Cafeteria goes gluten-free

Melissa Thorne

A common question among Wilkes students during the lunch rush hours of 11 a.m. to 2 p.m. is always the same: What’s upstairs to eat? Referring to the menu for the cafeteria on the third floor of the Student Union Building, the basic station options are usually more of the same.

The sections Soup, Grill, Classics, Red Hot Chef, International, Vegetarian, Deli, Dessert and Pizza are what students are used to as an alternative to the Rifkin Café on the first floor. But thanks to Sodexo, who supplies the cafeteria with its meals, there is a new option of dining that many are unfamiliar with and that could benefit those with Celiac disease or adventurous students interested in trying something new.

A new gluten-free option has been added to the menus in the cafeteria. This not only exhibits Wilkes University’s attention to its student’s special and specific needs, but also the university’s diversity in more than just its student demographic. The new gluten-free options have been added to the cereal, sandwich and pasta stations in the cafeteria for those interested.

For those who are unaware, gluten is a protein found in wheat, barley, rye, malts and triticale used as a form of flavoring or thickening agent.
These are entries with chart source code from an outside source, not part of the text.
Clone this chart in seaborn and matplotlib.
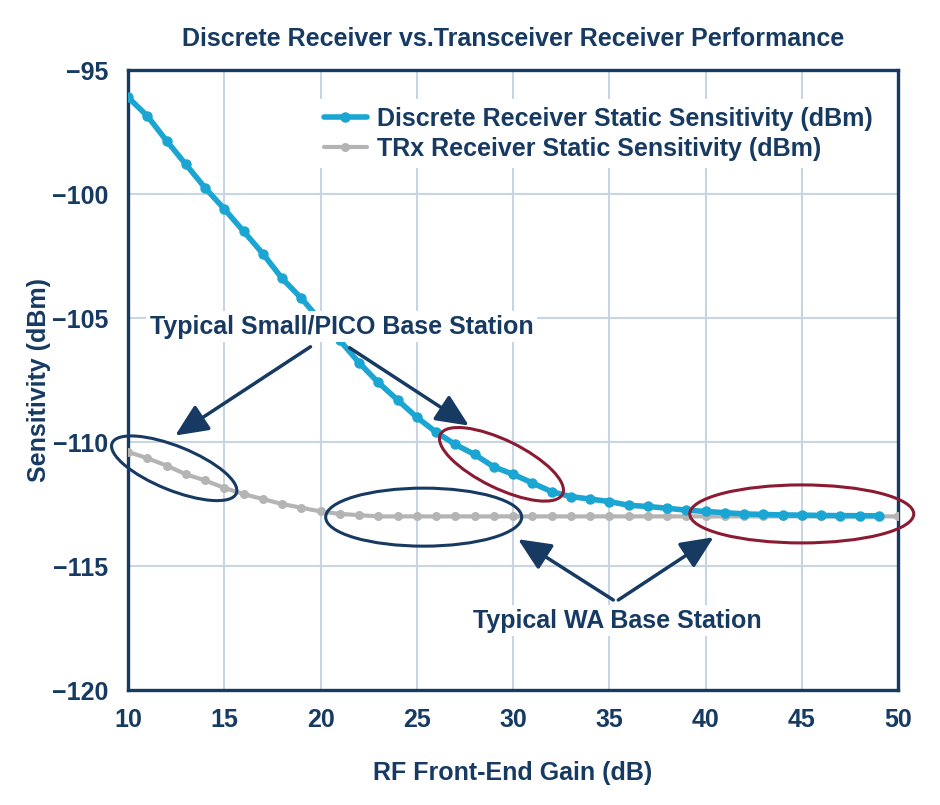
import matplotlib
matplotlib.use("Agg")
import matplotlib.pyplot as plt
import matplotlib.transforms as mtransforms
from matplotlib.patches import Ellipse
import seaborn as sns
import pandas as pd

# ---------------- data ----------------
gain_discrete = list(range(10, 50))
discrete_sens = [-96.1, -96.85, -97.85, -98.8, -99.75, -100.6, -101.5, -102.4, -103.4, -104.2,
                 -105.1, -105.9, -106.8, -107.6, -108.3, -109.0, -109.6, -110.1, -110.5, -111.0,
                 -111.3, -111.65, -112.0, -112.2, -112.3, -112.4, -112.55, -112.6, -112.67, -112.75,
                 -112.8, -112.85, -112.9, -112.92, -112.94, -112.95, -112.96, -112.97, -112.97, -112.98]
gain_trx = list(range(10, 51))
trx_sens = [-110.4, -110.65, -110.95, -111.3, -111.55, -111.85, -112.1, -112.3, -112.5, -112.65,
            -112.8, -112.9, -112.95, -113.0, -113.0, -113.0, -113.0, -113.0, -113.0, -113.0,
            -113.0, -113.0, -113.0, -113.0, -113.0, -113.0, -113.0, -113.0, -113.0, -113.0,
            -113.0, -113.0, -113.0, -113.0, -113.0, -113.0, -113.0, -113.0, -113.0, -113.0,
            -113.0]
series_names = ["Discrete Receiver Static Sensitivity (dBm)", "TRx Receiver Static Sensitivity (dBm)"]
x_ticks = [10, 15, 20, 25, 30, 35, 40, 45, 50]
y_ticks = [-120, -115, -110, -105, -100, -95]
title = "Discrete Receiver vs.Transceiver Receiver Performance"
x_label = "RF Front-End Gain (dB)"
y_label = "Sensitivity (dBm)"
annot_pico = "Typical Small/PICO Base Station"
annot_wa = "Typical WA Base Station"

# ---------------- style ----------------
sns.set_theme(style="white")
plt.rcParams['font.family'] = ['Liberation Sans', 'DejaVu Sans']
NAVY = "#173a63"
BLUE = "#1aa5d2"
GRAY = "#b4b4b4"
RED = "#8a1b33"
GRID = "#c9d5e3"
FS = 18

fig = plt.figure(figsize=(9.4, 8.05), dpi=100)
ax = fig.add_axes([128/940, 1-690/805, 770/940, 620/805])

df_d = pd.DataFrame({"gain": gain_discrete, "sens": discrete_sens, "series": series_names[0]})
df_t = pd.DataFrame({"gain": gain_trx, "sens": trx_sens, "series": series_names[1]})

sns.lineplot(data=df_t, x="gain", y="sens", color=GRAY, lw=3.0, marker="o", markersize=6.5,
             markeredgewidth=0, ax=ax, label=series_names[1], zorder=3)
sns.lineplot(data=df_d, x="gain", y="sens", color=BLUE, lw=4.0, marker="o", markersize=7.5,
             markeredgewidth=0, ax=ax, label=series_names[0], zorder=4)

ax.set_xlim(10, 50)
ax.set_ylim(-120, -95)
ax.set_xticks(x_ticks)
ax.set_yticks(y_ticks)
ax.grid(True, color=GRID, lw=1.5, zorder=0)
ax.set_axisbelow(True)
for s in ax.spines.values():
    s.set_color(NAVY)
    s.set_linewidth(2.4)
    s.set_visible(True)
ax.tick_params(length=0, labelsize=FS, labelcolor=NAVY)
ax.tick_params(axis="x", pad=13)
ax.tick_params(axis="y", pad=14)
for lab in ax.get_xticklabels() + ax.get_yticklabels():
    lab.set_fontweight("bold")

ax.set_xlabel(x_label, fontsize=FS, fontweight="bold", color=NAVY, labelpad=21)
ax.set_ylabel(y_label, fontsize=FS, fontweight="bold", color=NAVY, labelpad=1)
ax.set_title(title, fontsize=FS, fontweight="bold", color=NAVY, pad=17)

# legend
handles, labels = ax.get_legend_handles_labels()
order = [labels.index(series_names[0]), labels.index(series_names[1])]
leg = ax.legend([handles[i] for i in order], [labels[i] for i in order],
                loc="upper left", bbox_to_anchor=(0.245, 0.953), frameon=True,
                fancybox=False, framealpha=1, edgecolor="none", facecolor="white",
                handlelength=1.7, handletextpad=0.4, labelspacing=0.25, borderpad=0.3,
                borderaxespad=0, prop={"size": FS, "weight": "bold"})
for t in leg.get_texts():
    t.set_color(NAVY)
leg.set_zorder(6)

# annotation texts
bbox_w = dict(boxstyle="square,pad=0.15", facecolor="white", edgecolor="none")
ax.text(21.1, -105.35, annot_pico, ha="center", va="center", fontsize=FS, fontweight="bold",
        color=NAVY, bbox=bbox_w, zorder=7)
ax.text(35.4, -117.2, annot_wa, ha="center", va="center", fontsize=FS, fontweight="bold",
        color=NAVY, bbox=bbox_w, zorder=7)

arrow_kw = dict(arrowstyle="-|>,head_length=1.0,head_width=0.45", color=NAVY, lw=2.5,
                mutation_scale=20, shrinkA=0, shrinkB=0)
for (x0, y0), (x1, y1) in [((19.48, -106.16), (12.45, -109.74)),
                           ((21.51, -106.2), (27.71, -109.34)),
                           ((35.21, -116.37), (30.26, -113.92)),
                           ((35.47, -116.37), (40.42, -113.84))]:
    ax.annotate("", xy=(x1, y1), xytext=(x0, y0), arrowprops=arrow_kw, zorder=8)

# ellipses (sizes in pixels, centred at data coordinates)
def pix_ellipse(cx, cy, w, h, angle, color):
    tr = mtransforms.IdentityTransform() + mtransforms.ScaledTranslation(cx, cy, ax.transData)
    e = Ellipse((0, 0), w, h, angle=angle, transform=tr, fill=False, edgecolor=color, lw=2.2,
                zorder=8, clip_on=False)
    ax.add_artist(e)

pix_ellipse(12.4, -111.06, 134, 44, -22, NAVY)
pix_ellipse(25.36, -113.03, 196, 58, 0, NAVY)
pix_ellipse(29.4, -110.9, 136, 48, -26, RED)
pix_ellipse(45.0, -112.9, 224, 58, 0, RED)

fig.savefig("out.png", dpi=100)
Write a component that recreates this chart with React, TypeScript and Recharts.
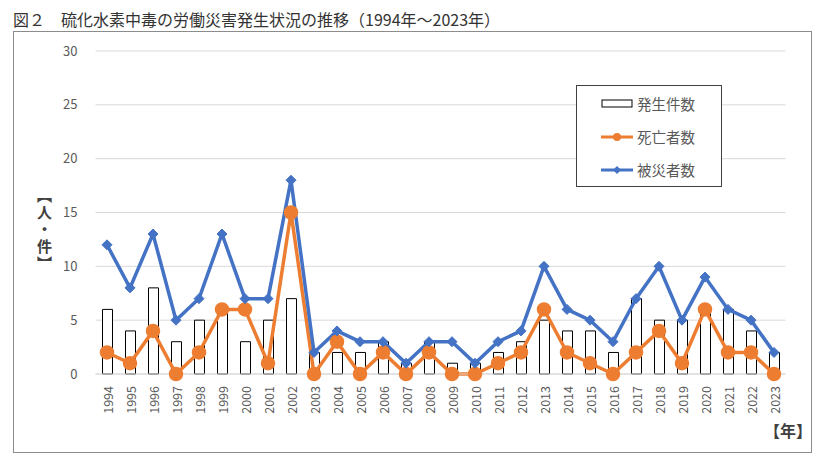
import {
  ComposedChart,
  Bar,
  Line,
  XAxis,
  YAxis,
  CartesianGrid,
} from "recharts";

const years = [
  "1994", "1995", "1996", "1997", "1998", "1999", "2000", "2001", "2002", "2003",
  "2004", "2005", "2006", "2007", "2008", "2009", "2010", "2011", "2012", "2013",
  "2014", "2015", "2016", "2017", "2018", "2019", "2020", "2021", "2022", "2023",
];
const hassei = [6, 4, 8, 3, 5, 6, 3, 5, 7, 2, 2, 2, 3, 1, 3, 1, 1, 2, 3, 5, 4, 4, 2, 7, 5, 5, 6, 6, 4, 2];
const shibou = [2, 1, 4, 0, 2, 6, 6, 1, 15, 0, 3, 0, 2, 0, 2, 0, 0, 1, 2, 6, 2, 1, 0, 2, 4, 1, 6, 2, 2, 0];
const hisai = [12, 8, 13, 5, 7, 13, 7, 7, 18, 2, 4, 3, 3, 1, 3, 3, 1, 3, 4, 10, 6, 5, 3, 7, 10, 5, 9, 6, 5, 2];
const yTicks = [0, 5, 10, 15, 20, 25, 30];

const data = years.map((y, i) => ({
  year: y,
  hassei: hassei[i],
  shibou: shibou[i],
  hisai: hisai[i],
}));

const FONT = "'Noto Sans CJK JP', 'Noto Sans', sans-serif";
const ORANGE = "#ED7D31";
const BLUE = "#4472C4";

const YearTick = (props: any) => {
  const { x, y, payload } = props;
  return (
    <text
      x={x}
      y={y + 4}
      transform={`rotate(-90, ${x}, ${y + 4})`}
      textAnchor="end"
      dominantBaseline="central"
      fontSize={12.5}
      fill="#595959"
      fontFamily={FONT}
    >
      {payload.value}
    </text>
  );
};

const Diamond = (props: any) => {
  const { cx, cy } = props;
  if (cx == null || cy == null) return null;
  const s = 5;
  return (
    <polygon
      points={`${cx},${cy - s} ${cx + s},${cy} ${cx},${cy + s} ${cx - s},${cy}`}
      fill={BLUE}
      stroke={BLUE}
    />
  );
};

// legend drawn as plain html, placed inside the plot like the original
const LegendBox = () => {
  const row = { display: "flex", alignItems: "center", height: 33 } as const;
  const label = { marginLeft: 4, fontSize: 14.5, color: "#595959" };
  return (
    <div
      style={{
        position: "absolute",
        left: 576,
        top: 85,
        width: 146,
        height: 102,
        border: "1.5px solid #404040",
        boxSizing: "border-box",
        background: "#fff",
        paddingLeft: 24,
        paddingTop: 1,
      }}
    >
      <div style={row}>
        <svg width={32} height={12}>
          <rect x={1} y={2} width={30} height={7} fill="#fff" stroke="#000" />
        </svg>
        <span style={label}>発生件数</span>
      </div>
      <div style={row}>
        <svg width={32} height={12}>
          <line x1={0} y1={6} x2={32} y2={6} stroke={ORANGE} strokeWidth={3} />
          <circle cx={16} cy={6} r={4} fill={ORANGE} />
        </svg>
        <span style={label}>死亡者数</span>
      </div>
      <div style={row}>
        <svg width={32} height={12}>
          <line x1={0} y1={6} x2={32} y2={6} stroke={BLUE} strokeWidth={3} />
          <polygon points="16,2 20,6 16,10 12,6" fill={BLUE} />
        </svg>
        <span style={label}>被災者数</span>
      </div>
    </div>
  );
};

export default function App() {
  return (
    <div
      style={{
        position: "fixed",
        left: 0,
        top: 0,
        width: 823,
        height: 469,
        background: "#fff",
        fontFamily: FONT,
      }}
    >
      <div
        style={{
          position: "absolute",
          left: 13,
          top: 7,
          fontSize: 16,
          color: "#333",
          whiteSpace: "nowrap",
        }}
      >
        図２　硫化水素中毒の労働災害発生状況の推移（1994年～2023年）
      </div>
      <div
        style={{
          position: "absolute",
          left: 13,
          top: 31,
          width: 799,
          height: 422,
          border: "1px solid #8c8c8c",
          boxSizing: "border-box",
        }}
      />
      <div style={{ position: "absolute", left: 0, top: 0 }}>
        <ComposedChart
          width={823}
          height={469}
          data={data}
          margin={{ top: 51, right: 37.5, bottom: 55, left: 55.5 }}
          barCategoryGap={0}
        >
          <CartesianGrid vertical={false} stroke="#d9d9d9" />
          <XAxis
            dataKey="year"
            interval={0}
            tick={<YearTick />}
            tickLine={false}
            axisLine={{ stroke: "#d9d9d9" }}
            height={40}
          />
          <YAxis
            domain={[0, 30]}
            ticks={yTicks}
            width={40}
            tickLine={false}
            axisLine={false}
            tick={{ fontSize: 13, fill: "#595959", fontFamily: FONT }}
            tickMargin={12}
          />
          <Bar
            dataKey="hassei"
            name="発生件数"
            barSize={10}
            fill="#fff"
            stroke="#000"
            strokeWidth={1}
            isAnimationActive={false}
          />
          <Line
            dataKey="shibou"
            name="死亡者数"
            stroke={ORANGE}
            strokeWidth={3.5}
            dot={{ r: 5.5, fill: ORANGE, stroke: ORANGE }}
            activeDot={false}
            isAnimationActive={false}
          />
          <Line
            dataKey="hisai"
            name="被災者数"
            stroke={BLUE}
            strokeWidth={3.5}
            dot={<Diamond />}
            activeDot={false}
            isAnimationActive={false}
          />
        </ComposedChart>
      </div>
      <LegendBox />
      <div
        style={{
          position: "absolute",
          left: 34,
          top: 188,
          writingMode: "vertical-rl",
          fontSize: 15,
          fontWeight: "bold",
          color: "#404040",
          letterSpacing: 2,
        }}
      >
        【人・件】
      </div>
      <div
        style={{
          position: "absolute",
          left: 764,
          top: 418,
          fontSize: 16,
          fontWeight: "bold",
          color: "#404040",
          whiteSpace: "nowrap",
        }}
      >
        【年】
      </div>
    </div>
  );
}
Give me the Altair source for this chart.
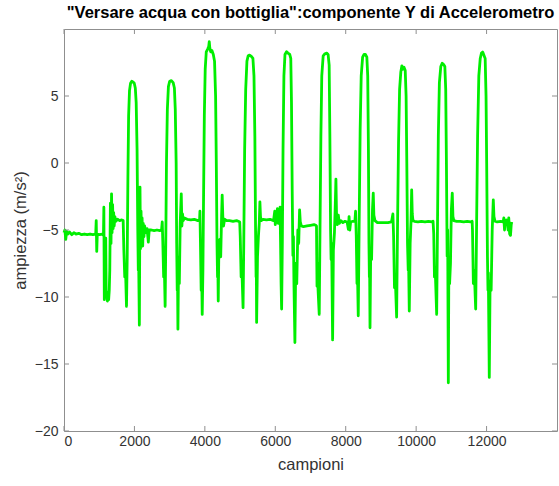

Those with Celiac disease are unable to handle high levels of gluten and run the risk of serious stomach pains if consumed.

Even though this new addition is a major benefit for those with Celiac disease, there is nothing wrong with requesting that your next wrap or sandwich be gluten-free just for the sake of trying something different.

A common misconception is that gluten-free meals taste terrible and don’t look all that appetizing, but before you run away from the idea remember the common saying: “Don’t knock it till you try it.” You just might be surprised and find yourself enjoying something healthy and new. Whether or not Rifkin or Gambini’s will follow suit is unknown, but for now those interested can get their next gluten-free meal at the cafeteria.